• [DATA LINES]
§ §

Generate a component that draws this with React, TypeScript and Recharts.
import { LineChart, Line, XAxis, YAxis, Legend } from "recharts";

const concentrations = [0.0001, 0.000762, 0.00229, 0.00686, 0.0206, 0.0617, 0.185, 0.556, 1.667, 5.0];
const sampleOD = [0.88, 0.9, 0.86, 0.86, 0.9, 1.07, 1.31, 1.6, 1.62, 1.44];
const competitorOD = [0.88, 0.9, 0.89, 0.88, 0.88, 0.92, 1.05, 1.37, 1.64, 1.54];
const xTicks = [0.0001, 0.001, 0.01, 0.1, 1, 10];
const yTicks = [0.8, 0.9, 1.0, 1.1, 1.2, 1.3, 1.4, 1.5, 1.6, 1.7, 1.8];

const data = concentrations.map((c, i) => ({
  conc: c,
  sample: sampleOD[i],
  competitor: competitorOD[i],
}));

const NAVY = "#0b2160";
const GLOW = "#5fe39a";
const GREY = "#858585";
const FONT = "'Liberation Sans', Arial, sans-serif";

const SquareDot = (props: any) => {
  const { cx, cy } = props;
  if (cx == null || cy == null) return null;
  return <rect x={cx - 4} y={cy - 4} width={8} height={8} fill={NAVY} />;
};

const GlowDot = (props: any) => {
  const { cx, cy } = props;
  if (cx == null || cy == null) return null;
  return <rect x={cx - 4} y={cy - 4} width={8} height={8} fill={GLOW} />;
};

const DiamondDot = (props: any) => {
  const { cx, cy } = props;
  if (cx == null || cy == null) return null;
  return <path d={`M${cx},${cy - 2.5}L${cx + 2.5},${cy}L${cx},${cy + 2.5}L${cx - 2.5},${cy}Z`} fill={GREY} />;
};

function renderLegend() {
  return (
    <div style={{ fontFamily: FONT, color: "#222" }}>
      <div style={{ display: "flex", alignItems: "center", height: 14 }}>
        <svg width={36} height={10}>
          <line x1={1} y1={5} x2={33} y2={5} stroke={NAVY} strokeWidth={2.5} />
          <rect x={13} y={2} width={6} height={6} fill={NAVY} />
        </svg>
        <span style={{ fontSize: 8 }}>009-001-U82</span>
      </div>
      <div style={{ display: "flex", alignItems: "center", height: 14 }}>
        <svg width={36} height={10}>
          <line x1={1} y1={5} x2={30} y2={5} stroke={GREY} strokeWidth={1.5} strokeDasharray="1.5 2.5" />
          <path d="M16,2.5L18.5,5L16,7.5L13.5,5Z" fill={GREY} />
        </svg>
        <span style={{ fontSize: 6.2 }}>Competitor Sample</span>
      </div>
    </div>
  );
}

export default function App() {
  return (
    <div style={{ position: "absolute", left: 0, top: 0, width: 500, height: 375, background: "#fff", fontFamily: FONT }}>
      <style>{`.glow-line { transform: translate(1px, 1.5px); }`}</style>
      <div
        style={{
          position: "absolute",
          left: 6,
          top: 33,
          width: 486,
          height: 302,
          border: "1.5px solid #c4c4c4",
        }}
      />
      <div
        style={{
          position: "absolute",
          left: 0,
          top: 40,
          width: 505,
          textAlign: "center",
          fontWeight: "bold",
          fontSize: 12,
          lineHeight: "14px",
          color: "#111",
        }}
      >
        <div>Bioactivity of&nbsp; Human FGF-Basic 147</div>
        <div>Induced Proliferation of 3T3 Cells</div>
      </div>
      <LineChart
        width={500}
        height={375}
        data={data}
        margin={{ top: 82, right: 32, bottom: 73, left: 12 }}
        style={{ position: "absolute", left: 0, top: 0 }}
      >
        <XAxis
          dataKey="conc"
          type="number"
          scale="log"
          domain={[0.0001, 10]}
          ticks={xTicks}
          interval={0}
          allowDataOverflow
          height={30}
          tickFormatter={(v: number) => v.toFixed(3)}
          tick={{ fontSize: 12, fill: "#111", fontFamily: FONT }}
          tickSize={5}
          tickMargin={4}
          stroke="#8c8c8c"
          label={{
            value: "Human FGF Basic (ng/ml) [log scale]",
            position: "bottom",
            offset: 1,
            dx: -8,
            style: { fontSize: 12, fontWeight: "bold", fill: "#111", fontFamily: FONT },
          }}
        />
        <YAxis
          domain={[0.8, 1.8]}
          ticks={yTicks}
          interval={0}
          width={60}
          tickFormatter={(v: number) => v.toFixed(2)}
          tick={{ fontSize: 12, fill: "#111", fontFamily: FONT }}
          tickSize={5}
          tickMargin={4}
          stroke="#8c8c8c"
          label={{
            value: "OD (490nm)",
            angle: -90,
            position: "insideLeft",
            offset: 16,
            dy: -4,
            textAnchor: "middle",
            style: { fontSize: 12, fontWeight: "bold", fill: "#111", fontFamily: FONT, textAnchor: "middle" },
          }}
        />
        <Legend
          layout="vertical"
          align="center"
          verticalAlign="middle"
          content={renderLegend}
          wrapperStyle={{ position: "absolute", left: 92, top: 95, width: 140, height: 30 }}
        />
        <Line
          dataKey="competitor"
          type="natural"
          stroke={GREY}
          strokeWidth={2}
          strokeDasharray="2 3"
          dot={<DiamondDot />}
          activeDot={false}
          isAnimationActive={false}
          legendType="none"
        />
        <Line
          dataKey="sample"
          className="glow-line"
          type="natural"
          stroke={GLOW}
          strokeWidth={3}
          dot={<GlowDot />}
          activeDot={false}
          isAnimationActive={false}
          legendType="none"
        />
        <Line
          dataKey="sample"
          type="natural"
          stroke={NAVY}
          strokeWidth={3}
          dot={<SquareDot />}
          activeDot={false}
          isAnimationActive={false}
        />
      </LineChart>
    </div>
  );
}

§ §

• [WRITTEN INSTRUCTION] Write out the whole listing exactly.

• [TASK RESULT]
Generate a component that draws this with React, TypeScript and Recharts.
import { LineChart, Line, XAxis, YAxis, Legend } from "recharts";

const concentrations = [0.0001, 0.000762, 0.00229, 0.00686, 0.0206, 0.0617, 0.185, 0.556, 1.667, 5.0];
const sampleOD = [0.88, 0.9, 0.86, 0.86, 0.9, 1.07, 1.31, 1.6, 1.62, 1.44];
const competitorOD = [0.88, 0.9, 0.89, 0.88, 0.88, 0.92, 1.05, 1.37, 1.64, 1.54];
const xTicks = [0.0001, 0.001, 0.01, 0.1, 1, 10];
const yTicks = [0.8, 0.9, 1.0, 1.1, 1.2, 1.3, 1.4, 1.5, 1.6, 1.7, 1.8];

const data = concentrations.map((c, i) => ({
  conc: c,
  sample: sampleOD[i],
  competitor: competitorOD[i],
}));

const NAVY = "#0b2160";
const GLOW = "#5fe39a";
const GREY = "#858585";
const FONT = "'Liberation Sans', Arial, sans-serif";

const SquareDot = (props: any) => {
  const { cx, cy } = props;
  if (cx == null || cy == null) return null;
  return <rect x={cx - 4} y={cy - 4} width={8} height={8} fill={NAVY} />;
};

const GlowDot = (props: any) => {
  const { cx, cy } = props;
  if (cx == null || cy == null) return null;
  return <rect x={cx - 4} y={cy - 4} width={8} height={8} fill={GLOW} />;
};

const DiamondDot = (props: any) => {
  const { cx, cy } = props;
  if (cx == null || cy == null) return null;
  return <path d={`M${cx},${cy - 2.5}L${cx + 2.5},${cy}L${cx},${cy + 2.5}L${cx - 2.5},${cy}Z`} fill={GREY} />;
};

function renderLegend() {
  return (
    <div style={{ fontFamily: FONT, color: "#222" }}>
      <div style={{ display: "flex", alignItems: "center", height: 14 }}>
        <svg width={36} height={10}>
          <line x1={1} y1={5} x2={33} y2={5} stroke={NAVY} strokeWidth={2.5} />
          <rect x={13} y={2} width={6} height={6} fill={NAVY} />
        </svg>
        <span style={{ fontSize: 8 }}>009-001-U82</span>
      </div>
      <div style={{ display: "flex", alignItems: "center", height: 14 }}>
        <svg width={36} height={10}>
          <line x1={1} y1={5} x2={30} y2={5} stroke={GREY} strokeWidth={1.5} strokeDasharray="1.5 2.5" />
          <path d="M16,2.5L18.5,5L16,7.5L13.5,5Z" fill={GREY} />
        </svg>
        <span style={{ fontSize: 6.2 }}>Competitor Sample</span>
      </div>
    </div>
  );
}

export default function App() {
  return (
    <div style={{ position: "absolute", left: 0, top: 0, width: 500, height: 375, background: "#fff", fontFamily: FONT }}>
      <style>{`.glow-line { transform: translate(1px, 1.5px); }`}</style>
      <div
        style={{
          position: "absolute",
          left: 6,
          top: 33,
          width: 486,
          height: 302,
          border: "1.5px solid #c4c4c4",
        }}
      />
      <div
        style={{
          position: "absolute",
          left: 0,
          top: 40,
          width: 505,
          textAlign: "center",
          fontWeight: "bold",
          fontSize: 12,
          lineHeight: "14px",
          color: "#111",
        }}
      >
        <div>Bioactivity of&nbsp; Human FGF-Basic 147</div>
        <div>Induced Proliferation of 3T3 Cells</div>
      </div>
      <LineChart
        width={500}
        height={375}
        data={data}
        margin={{ top: 82, right: 32, bottom: 73, left: 12 }}
        style={{ position: "absolute", left: 0, top: 0 }}
      >
        <XAxis
          dataKey="conc"
          type="number"
          scale="log"
          domain={[0.0001, 10]}
          ticks={xTicks}
          interval={0}
          allowDataOverflow
          height={30}
          tickFormatter={(v: number) => v.toFixed(3)}
          tick={{ fontSize: 12, fill: "#111", fontFamily: FONT }}
          tickSize={5}
          tickMargin={4}
          stroke="#8c8c8c"
          label={{
            value: "Human FGF Basic (ng/ml) [log scale]",
            position: "bottom",
            offset: 1,
            dx: -8,
            style: { fontSize: 12, fontWeight: "bold", fill: "#111", fontFamily: FONT },
          }}
        />
        <YAxis
          domain={[0.8, 1.8]}
          ticks={yTicks}
          interval={0}
          width={60}
          tickFormatter={(v: number) => v.toFixed(2)}
          tick={{ fontSize: 12, fill: "#111", fontFamily: FONT }}
          tickSize={5}
          tickMargin={4}
          stroke="#8c8c8c"
          label={{
            value: "OD (490nm)",
            angle: -90,
            position: "insideLeft",
            offset: 16,
            dy: -4,
            textAnchor: "middle",
            style: { fontSize: 12, fontWeight: "bold", fill: "#111", fontFamily: FONT, textAnchor: "middle" },
          }}
        />
        <Legend
          layout="vertical"
          align="center"
          verticalAlign="middle"
          content={renderLegend}
          wrapperStyle={{ position: "absolute", left: 92, top: 95, width: 140, height: 30 }}
        />
        <Line
          dataKey="competitor"
          type="natural"
          stroke={GREY}
          strokeWidth={2}
          strokeDasharray="2 3"
          dot={<DiamondDot />}
          activeDot={false}
          isAnimationActive={false}
          legendType="none"
        />
        <Line
          dataKey="sample"
          className="glow-line"
          type="natural"
          stroke={GLOW}
          strokeWidth={3}
          dot={<GlowDot />}
          activeDot={false}
          isAnimationActive={false}
          legendType="none"
        />
        <Line
          dataKey="sample"
          type="natural"
          stroke={NAVY}
          strokeWidth={3}
          dot={<SquareDot />}
          activeDot={false}
          isAnimationActive={false}
        />
      </LineChart>
    </div>
  );
}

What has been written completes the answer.